Meetings » 14th CTUG Meeting » Abstracts

CT AEC techniques in PET/CT scanning

G Iball1, D Tout2 and H Williams2

1Leeds Teaching Hospitals NHS Trust,
2Central Manchester Hospitals NHS Foundation Trust


Background: Modern PET/CT scanners include 64 slice CT systems which are equivalent to the diagnostic CT scanners offered by the major CT manufacturers. As such, tube current modulation systems are now used for the vast majority of PET/CT scans that are performed on such systems. The quality of CT images produced by the scanner, and therefore the doses delivered vary according to whether the CT images are used for attenuation correction only, attenuation correction and localisation or for full diagnostic purposes.

In order to compare the tube current modulation techniques of the three major PET/CT manufacturers a collaborative study of patient doses and image quality was undertaken.

Method: Routine patient dose audits for standard sized patients (60-80kg) were undertaken for "eyes-thighs" scans on current PET/CT scanners from three manufacturers. The three scanners involved were: GE Discovery 690, Philips Gemini TF and Siemens Biograph mCT. The patient weight range was subsequently extended so that the full range of patient weights was covered and the patient sample size was thus increased up to 70-100 patients per system

In order to compare the effect of the tube current modulation systems on patient doses, dose information was recorded from scanner workstations, PACS and directly from DICOM headers for 70-100 patients of all sizes. The following information was recorded for each patient: weight, age, gender, average CTDIvol, DLP, average mA (where available) and scan length. In addition to these parameters a measurement of patient size was obtained by measuring the AP and lateral dimensions of the patient on an image at the middle of the liver. In order to compare the effect of the tube current modulation system on image quality the standard deviation of the CT number in the liver was measured on the same image that was used for the patient size measurement. The mA that was used to create this image was also recorded.

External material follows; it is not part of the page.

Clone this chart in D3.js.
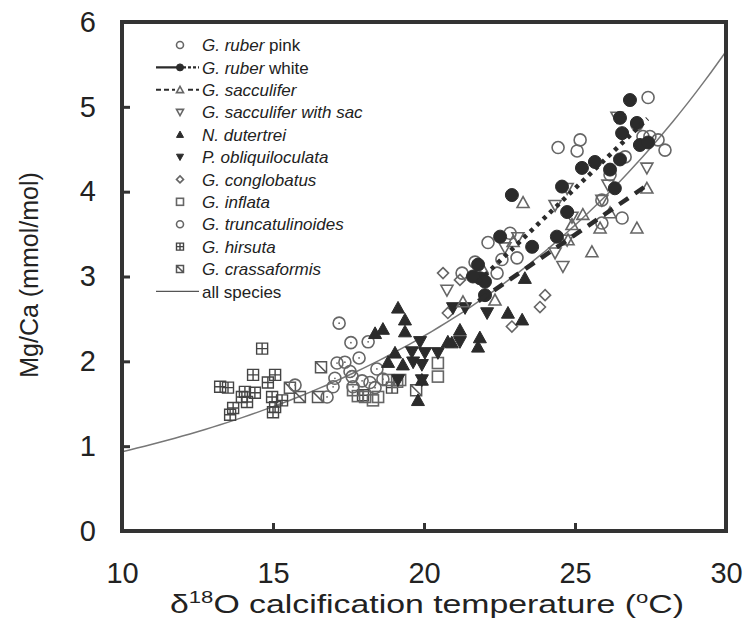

An additional, direct, comparison of the AEC systems was made by scanning the same RANDO phantom on all three systems and reading out the mA profile along the patient with the AEC systems activated.

Results: For all three systems patient dose showed a stronger correlation with patient weight than with patient size. The variation in dose with patient weight was very different for the three manufacturers with the GE system showing the largest variation and the Philips system the least - the Siemens system laid between the other two. In terms of image quality the GE system delivered approximately constant image noise for all patient sizes whereas for the Philips and Siemens system the image noise was lowest for small patients and increased with increasing patient size. The combination of these results demonstrates the major differences in the way that the AEC systems function. The mA profiles that were obtained on the RANDO phantom further demonstrated these significant differences.

Conclusions: The CT AEC systems from the three major PET/CT manufacturers yield significantly different tube current modulation patterns and as such deliver different DLPs, organ and effective doses as well as delivering different levels of image quality across the range of patient weights. Users should be aware of how their system works and of steps that could be taken to optimise imaging protocols on all three systems.